2012 Stellar Performer Judge Jimmie Edwards is a St. Louis native who has made a national name by co-founding a unique public high school that targets the most marginal group of students. As founder of Innovative Concept Academy in the St. Louis Public Schools, Judge Edwards works with students who have been rejected from mainstream public schools and are one intervention away from his courtroom in the St. Louis Juvenile Court.
Yet as the two men accepted their awards Friday night before a sold-out gala crowd of more than 1,300 at America’s Center in downtown St. Louis, their commonalities were much more evident than their differences. Both were described as humble leaders devoted foremost to their families, and both men generously shared their moment in the limelight with the community applauding them.

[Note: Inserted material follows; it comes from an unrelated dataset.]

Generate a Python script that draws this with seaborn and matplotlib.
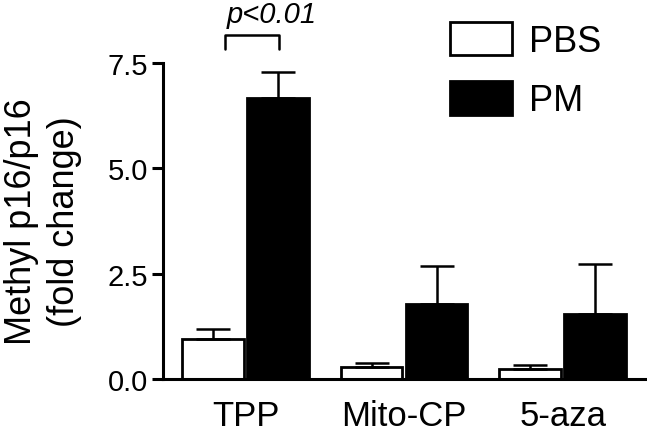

“Judge Jimmie Edwards is a humble, passionate man who cares deeply about the St. Louis community, especially its children,” Johnny Furr Jr., the retired Anheuser-Busch executive, introduced his friend and former Saint Louis University classmate.
Edwards opened his remarks by thanking his three primary sources of strength – his church, family and friends – then pointed out that each group was represented in the audience, even going so far as to cite their table numbers. He continued in this humble, sharing mode by praising all of the other awardees on the program and even singling out the St. Louis American reporter (Rebecca S. Rivas) and event coordinator (Kate Daniel) with whom he had the most direct contact.
Indeed, Judge Edwards had almost nothing to say about himself, as he praised an almost endless litany of Innovative Concept Academy partners and supporters, including SLPS Superintendent Kelvin Adams, MERS Goodwill, the Aldermanic Black Caucus and the Downtown YMCA.
“We all embody the hopes of our children, known and unknown,” Judge Edwards said.
Chancellor Mark Wrighton introduced Gerald Early as “a treasure, not just for Washington University and St. Louis, but for the United States and the world.”
In his brief remarks, Early cast his gratitude nearly as widely, thanking Wrighton, Chancellor Emeritus Bill Danforth, the late Dean Jim McLeod, his colleagues and friends, his students (“who have given me my purpose”) and his family, especially his two daughters.
But Early reserved most of his quietly emotional speech for St. Louis, in remarks that reached across what is often a wide town/gown divide between St. Louis’ most elite university and the local community.
“St. Louis, like this award, is something I don’t deserve,” Early said, “but I will learn to accept it with the grace and kindness with which it is given.”